● **Goal**:
Every line that contains the word "this" should be copied.

● **Entries**:
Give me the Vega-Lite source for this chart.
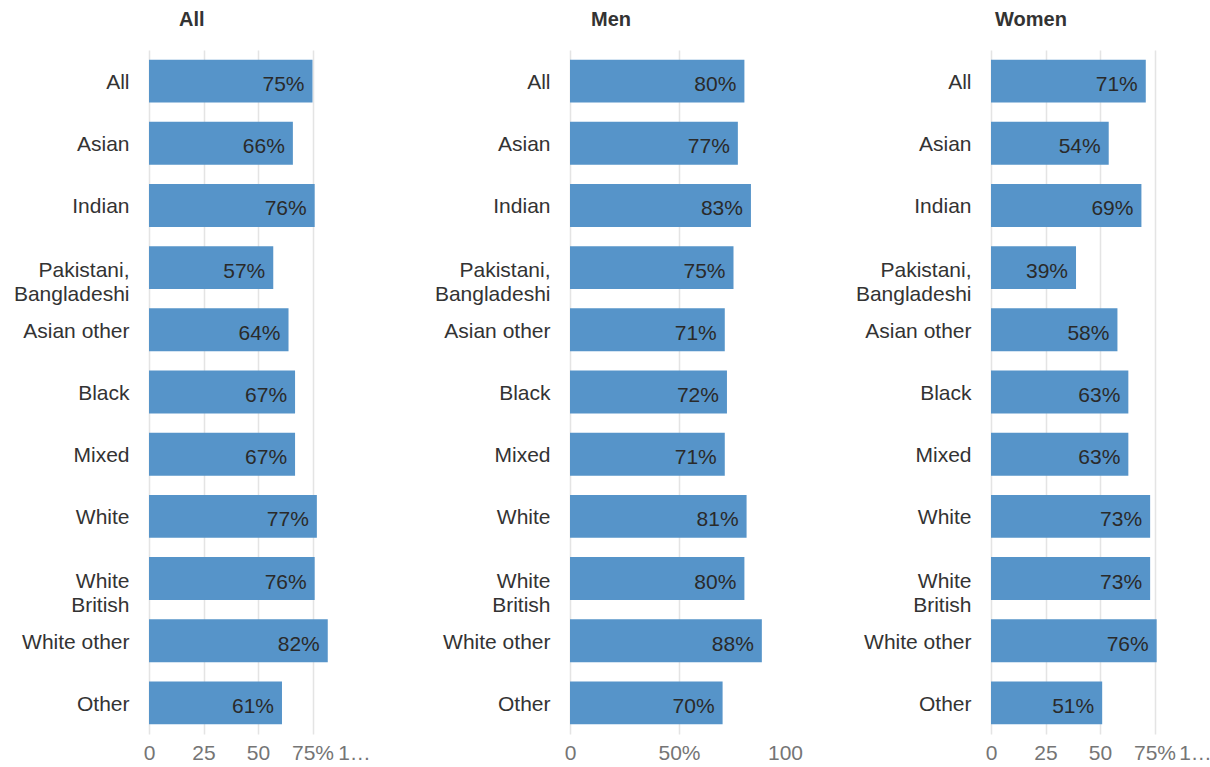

---

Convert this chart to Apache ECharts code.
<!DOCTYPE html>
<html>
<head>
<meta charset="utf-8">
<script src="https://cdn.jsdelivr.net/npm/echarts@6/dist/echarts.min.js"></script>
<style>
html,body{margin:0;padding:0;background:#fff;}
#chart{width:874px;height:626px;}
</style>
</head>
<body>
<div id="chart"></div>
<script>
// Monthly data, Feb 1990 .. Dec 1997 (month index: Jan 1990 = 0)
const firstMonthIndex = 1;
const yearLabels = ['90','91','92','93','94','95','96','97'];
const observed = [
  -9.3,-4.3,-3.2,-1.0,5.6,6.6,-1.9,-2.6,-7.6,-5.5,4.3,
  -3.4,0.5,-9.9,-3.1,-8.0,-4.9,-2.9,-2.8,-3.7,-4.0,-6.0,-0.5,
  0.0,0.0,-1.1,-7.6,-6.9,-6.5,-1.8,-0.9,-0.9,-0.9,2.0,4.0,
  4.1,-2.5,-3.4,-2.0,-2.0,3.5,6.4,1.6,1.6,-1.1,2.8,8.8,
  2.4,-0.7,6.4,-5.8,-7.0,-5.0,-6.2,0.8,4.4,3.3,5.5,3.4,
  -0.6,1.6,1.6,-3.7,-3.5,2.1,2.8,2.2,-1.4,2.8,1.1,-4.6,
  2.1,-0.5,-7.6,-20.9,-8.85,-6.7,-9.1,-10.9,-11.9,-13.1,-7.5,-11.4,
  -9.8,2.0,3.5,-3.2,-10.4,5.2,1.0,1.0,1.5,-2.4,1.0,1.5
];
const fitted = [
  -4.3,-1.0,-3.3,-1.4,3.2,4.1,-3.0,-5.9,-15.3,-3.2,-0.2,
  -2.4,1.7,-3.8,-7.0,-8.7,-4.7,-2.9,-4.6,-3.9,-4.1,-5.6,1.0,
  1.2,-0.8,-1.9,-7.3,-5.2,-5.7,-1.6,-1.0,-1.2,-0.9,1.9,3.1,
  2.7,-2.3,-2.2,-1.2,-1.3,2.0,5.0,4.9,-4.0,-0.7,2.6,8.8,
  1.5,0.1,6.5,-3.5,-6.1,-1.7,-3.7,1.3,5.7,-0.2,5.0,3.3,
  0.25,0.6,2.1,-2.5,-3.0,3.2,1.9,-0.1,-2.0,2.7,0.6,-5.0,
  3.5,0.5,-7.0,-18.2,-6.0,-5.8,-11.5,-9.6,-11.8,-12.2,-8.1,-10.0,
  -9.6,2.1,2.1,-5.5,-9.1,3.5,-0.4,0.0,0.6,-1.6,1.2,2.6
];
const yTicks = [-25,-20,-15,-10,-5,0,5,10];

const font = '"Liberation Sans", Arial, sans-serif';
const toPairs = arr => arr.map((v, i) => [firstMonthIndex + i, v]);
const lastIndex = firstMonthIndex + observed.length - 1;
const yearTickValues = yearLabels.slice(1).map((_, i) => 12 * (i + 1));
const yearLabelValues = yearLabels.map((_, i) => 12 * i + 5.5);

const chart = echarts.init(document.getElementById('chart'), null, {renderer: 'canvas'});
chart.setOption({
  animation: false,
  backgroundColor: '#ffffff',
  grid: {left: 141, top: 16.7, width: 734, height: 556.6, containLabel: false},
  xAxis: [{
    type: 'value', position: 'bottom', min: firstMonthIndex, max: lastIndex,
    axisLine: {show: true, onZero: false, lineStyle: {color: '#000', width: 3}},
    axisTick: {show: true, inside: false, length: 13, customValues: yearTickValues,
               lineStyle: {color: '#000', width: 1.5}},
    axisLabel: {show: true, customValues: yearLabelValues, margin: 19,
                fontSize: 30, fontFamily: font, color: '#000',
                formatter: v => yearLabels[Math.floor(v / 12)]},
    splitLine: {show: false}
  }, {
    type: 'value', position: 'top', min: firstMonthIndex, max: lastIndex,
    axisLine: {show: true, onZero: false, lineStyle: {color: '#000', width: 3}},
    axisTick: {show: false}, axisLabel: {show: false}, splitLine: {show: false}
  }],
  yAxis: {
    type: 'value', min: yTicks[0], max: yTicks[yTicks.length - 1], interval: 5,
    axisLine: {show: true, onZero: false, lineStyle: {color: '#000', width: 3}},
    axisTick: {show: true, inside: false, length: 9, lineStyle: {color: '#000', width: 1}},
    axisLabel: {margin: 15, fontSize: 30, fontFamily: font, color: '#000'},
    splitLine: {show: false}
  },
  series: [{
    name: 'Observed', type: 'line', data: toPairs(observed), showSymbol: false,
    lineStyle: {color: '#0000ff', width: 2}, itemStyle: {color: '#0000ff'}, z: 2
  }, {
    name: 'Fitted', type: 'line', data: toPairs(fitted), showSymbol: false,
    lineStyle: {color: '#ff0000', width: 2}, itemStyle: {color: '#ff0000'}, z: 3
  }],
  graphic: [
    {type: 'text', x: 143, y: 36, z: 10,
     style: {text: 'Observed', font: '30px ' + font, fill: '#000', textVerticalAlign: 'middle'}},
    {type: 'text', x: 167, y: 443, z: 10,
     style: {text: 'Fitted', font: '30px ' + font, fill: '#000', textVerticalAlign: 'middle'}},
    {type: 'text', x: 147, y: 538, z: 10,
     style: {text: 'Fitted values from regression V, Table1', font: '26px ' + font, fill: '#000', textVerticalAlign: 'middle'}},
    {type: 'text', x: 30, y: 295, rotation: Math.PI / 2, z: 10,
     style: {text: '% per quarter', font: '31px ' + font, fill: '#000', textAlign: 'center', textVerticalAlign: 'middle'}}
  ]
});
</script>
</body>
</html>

--

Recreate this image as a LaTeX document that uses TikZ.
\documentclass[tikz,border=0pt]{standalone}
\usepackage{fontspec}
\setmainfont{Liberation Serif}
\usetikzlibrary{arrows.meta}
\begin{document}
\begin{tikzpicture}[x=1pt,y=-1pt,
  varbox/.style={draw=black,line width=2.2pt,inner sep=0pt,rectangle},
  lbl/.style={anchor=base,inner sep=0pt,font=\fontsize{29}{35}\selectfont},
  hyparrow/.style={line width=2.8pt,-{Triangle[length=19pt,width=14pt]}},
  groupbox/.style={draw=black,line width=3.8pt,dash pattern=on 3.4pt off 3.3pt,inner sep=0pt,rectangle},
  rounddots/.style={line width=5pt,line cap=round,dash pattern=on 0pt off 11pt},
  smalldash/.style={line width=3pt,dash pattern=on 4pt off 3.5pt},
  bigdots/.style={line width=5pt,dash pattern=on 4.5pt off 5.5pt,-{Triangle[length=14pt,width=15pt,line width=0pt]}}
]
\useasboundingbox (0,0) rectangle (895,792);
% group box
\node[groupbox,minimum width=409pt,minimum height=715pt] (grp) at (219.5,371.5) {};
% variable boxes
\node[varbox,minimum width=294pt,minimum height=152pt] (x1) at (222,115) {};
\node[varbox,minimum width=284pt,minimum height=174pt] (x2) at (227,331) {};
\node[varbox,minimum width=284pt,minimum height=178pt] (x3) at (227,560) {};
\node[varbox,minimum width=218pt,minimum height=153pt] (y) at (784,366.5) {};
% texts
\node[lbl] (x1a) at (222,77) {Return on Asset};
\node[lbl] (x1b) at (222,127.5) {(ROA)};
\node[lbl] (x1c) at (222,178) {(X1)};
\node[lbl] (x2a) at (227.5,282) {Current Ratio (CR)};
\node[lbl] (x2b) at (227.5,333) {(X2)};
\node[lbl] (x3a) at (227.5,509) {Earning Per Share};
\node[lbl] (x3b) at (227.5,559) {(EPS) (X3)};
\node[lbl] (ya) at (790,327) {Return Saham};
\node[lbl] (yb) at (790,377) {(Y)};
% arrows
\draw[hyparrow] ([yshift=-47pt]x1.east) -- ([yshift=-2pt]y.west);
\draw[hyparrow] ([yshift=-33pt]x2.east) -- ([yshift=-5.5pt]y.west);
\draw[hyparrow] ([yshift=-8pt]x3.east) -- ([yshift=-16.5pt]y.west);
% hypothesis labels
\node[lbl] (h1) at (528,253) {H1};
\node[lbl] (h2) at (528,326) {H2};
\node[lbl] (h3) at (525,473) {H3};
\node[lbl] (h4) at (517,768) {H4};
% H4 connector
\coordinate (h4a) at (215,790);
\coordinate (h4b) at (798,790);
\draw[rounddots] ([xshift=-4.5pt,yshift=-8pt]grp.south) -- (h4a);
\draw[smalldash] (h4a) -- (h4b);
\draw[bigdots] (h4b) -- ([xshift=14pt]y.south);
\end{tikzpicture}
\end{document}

● **Result**:
Give me the Vega-Lite source for this chart.
Convert this chart to Apache ECharts code.
Recreate this image as a LaTeX document that uses TikZ.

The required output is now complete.